Tools like Mint, YNAB (You Need A Budget), or PocketGuard track income and expenses automatically. By syncing all your financial data in one place, you can see whether your automated savings plan is on track.

Notifications and Alerts

Enable automatic notifications for deposits, withdrawals, or fee charges. Real-time alerts help you respond quickly if something goes wrong—like a missed payment or unexpected charge.

Auto-Escalation

Many retirement plans and some banking apps allow you to automatically “escalate” your savings contribution annually. For example, you can increase your 401(k) contribution by 1% each year without manually adjusting it.


Additional Tips for Effortless Savings Growth

  1. Pay Off High-Interest Debt First
    Prioritize credit card debt or high-interest loans.

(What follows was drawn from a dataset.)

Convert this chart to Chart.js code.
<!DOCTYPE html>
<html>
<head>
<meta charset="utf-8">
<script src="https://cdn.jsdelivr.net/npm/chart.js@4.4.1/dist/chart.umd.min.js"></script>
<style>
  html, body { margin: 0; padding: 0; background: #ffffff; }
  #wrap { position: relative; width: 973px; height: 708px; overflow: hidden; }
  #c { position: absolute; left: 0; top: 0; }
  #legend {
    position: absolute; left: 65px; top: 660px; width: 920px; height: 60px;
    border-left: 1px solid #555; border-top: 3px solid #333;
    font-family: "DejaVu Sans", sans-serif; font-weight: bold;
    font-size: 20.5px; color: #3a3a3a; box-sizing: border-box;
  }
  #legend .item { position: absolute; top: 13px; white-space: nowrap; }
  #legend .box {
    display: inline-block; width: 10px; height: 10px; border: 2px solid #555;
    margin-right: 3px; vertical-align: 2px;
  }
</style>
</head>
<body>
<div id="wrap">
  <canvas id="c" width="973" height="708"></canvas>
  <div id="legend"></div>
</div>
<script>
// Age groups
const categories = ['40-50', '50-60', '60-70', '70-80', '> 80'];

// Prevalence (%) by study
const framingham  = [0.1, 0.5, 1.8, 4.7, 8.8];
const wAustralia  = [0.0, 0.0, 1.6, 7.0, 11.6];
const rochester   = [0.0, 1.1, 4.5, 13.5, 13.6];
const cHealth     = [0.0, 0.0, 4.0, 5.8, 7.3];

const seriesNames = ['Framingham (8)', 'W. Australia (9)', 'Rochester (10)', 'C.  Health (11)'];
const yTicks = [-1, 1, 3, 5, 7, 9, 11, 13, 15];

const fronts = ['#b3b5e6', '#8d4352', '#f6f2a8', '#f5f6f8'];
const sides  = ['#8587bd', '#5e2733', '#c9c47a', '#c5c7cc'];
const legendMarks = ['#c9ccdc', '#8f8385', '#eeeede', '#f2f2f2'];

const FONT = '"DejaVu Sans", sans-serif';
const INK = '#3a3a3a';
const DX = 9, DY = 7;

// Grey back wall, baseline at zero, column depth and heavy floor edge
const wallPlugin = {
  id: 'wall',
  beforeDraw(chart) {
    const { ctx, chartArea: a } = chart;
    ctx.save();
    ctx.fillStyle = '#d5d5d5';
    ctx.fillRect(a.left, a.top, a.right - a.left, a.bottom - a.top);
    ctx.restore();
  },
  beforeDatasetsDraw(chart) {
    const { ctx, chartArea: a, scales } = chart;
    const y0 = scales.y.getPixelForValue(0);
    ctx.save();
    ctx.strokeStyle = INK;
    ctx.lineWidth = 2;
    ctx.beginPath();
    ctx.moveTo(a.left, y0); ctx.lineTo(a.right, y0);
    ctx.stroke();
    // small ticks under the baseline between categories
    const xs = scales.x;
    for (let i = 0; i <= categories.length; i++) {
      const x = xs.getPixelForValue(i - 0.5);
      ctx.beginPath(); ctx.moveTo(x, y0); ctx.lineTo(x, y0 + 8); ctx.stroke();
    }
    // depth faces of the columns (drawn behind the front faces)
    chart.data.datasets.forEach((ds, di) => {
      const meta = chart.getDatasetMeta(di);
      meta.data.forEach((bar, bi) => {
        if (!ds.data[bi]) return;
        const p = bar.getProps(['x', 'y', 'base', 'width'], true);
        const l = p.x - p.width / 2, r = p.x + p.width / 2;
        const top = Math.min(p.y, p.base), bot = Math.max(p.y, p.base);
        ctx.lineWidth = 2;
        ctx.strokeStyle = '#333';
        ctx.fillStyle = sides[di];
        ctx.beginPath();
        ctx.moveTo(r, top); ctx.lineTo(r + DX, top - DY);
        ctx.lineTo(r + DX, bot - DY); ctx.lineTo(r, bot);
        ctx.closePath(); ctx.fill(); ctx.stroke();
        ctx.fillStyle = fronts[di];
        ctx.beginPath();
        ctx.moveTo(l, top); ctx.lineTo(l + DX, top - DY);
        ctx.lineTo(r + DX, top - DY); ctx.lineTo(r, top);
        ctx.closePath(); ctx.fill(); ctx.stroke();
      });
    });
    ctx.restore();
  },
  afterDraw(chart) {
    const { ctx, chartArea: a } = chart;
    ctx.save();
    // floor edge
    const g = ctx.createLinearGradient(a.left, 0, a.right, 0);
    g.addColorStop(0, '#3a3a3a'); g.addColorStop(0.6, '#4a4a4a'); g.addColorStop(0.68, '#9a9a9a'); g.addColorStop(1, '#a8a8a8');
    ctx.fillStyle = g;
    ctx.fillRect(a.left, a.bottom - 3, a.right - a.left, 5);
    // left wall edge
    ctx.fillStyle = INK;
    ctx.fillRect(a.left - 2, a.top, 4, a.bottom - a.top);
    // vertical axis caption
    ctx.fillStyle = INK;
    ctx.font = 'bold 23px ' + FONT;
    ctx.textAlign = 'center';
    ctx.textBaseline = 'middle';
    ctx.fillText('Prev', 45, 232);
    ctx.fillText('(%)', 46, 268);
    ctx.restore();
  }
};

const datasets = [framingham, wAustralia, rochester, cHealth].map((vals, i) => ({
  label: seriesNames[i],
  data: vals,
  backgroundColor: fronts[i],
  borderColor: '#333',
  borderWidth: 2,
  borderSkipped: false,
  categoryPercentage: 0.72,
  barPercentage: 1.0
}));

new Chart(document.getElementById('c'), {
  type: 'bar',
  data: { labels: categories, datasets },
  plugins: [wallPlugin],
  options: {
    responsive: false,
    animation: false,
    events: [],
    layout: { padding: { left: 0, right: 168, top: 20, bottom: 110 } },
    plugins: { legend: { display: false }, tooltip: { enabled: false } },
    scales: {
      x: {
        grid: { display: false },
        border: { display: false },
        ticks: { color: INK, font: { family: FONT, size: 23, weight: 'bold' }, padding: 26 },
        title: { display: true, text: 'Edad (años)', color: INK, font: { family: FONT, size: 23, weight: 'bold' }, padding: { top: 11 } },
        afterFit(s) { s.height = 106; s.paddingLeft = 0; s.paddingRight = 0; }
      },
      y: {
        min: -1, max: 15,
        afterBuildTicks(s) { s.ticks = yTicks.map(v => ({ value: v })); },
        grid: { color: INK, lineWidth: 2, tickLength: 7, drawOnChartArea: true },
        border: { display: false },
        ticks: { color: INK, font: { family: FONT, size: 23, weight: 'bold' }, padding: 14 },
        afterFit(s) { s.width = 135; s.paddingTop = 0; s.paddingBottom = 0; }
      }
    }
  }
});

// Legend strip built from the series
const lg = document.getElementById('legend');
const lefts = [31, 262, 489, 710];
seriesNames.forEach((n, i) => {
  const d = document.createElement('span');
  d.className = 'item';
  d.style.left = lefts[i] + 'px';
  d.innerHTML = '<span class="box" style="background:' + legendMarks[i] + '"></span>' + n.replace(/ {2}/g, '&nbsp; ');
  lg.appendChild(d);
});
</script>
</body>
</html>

The money you save in interest can be redirected to your automated savings.
  2. Maintain an Emergency Fund
    Keep this fund separate, ideally in a high-yield account. Automation can be set up the same way you do for any other goal.
  3. Keep Track of Windfalls
    Bonuses, tax refunds, or unexpected sums of money can significantly boost your savings. Automate a large portion of such windfalls into your savings or investment accounts before you have a chance to spend them.
  4. Reward Yourself
    Occasionally, celebrate your progress. Automating savings doesn’t mean depriving yourself of life’s pleasures. Small rewards reinforce positive financial habits.

Conclusion

Automating your savings transforms an often overwhelming chore into a seamless process. By setting clear goals, choosing the right accounts and tools, and scheduling regular transfers, you remove friction, reduce stress, and accelerate your financial growth. Remember to review and refine your plan over time to match your evolving goals and circumstances.

Start automating your savings today and witness how small, consistent actions can lead to significant, long-term wealth. By taking a little time now to establish an automated system, you’ll free yourself from the day-to-day strain of managing money. Instead, you’ll be building a strong financial foundation in the background, allowing you to focus on living the life you want—guilt-free and with peace of mind.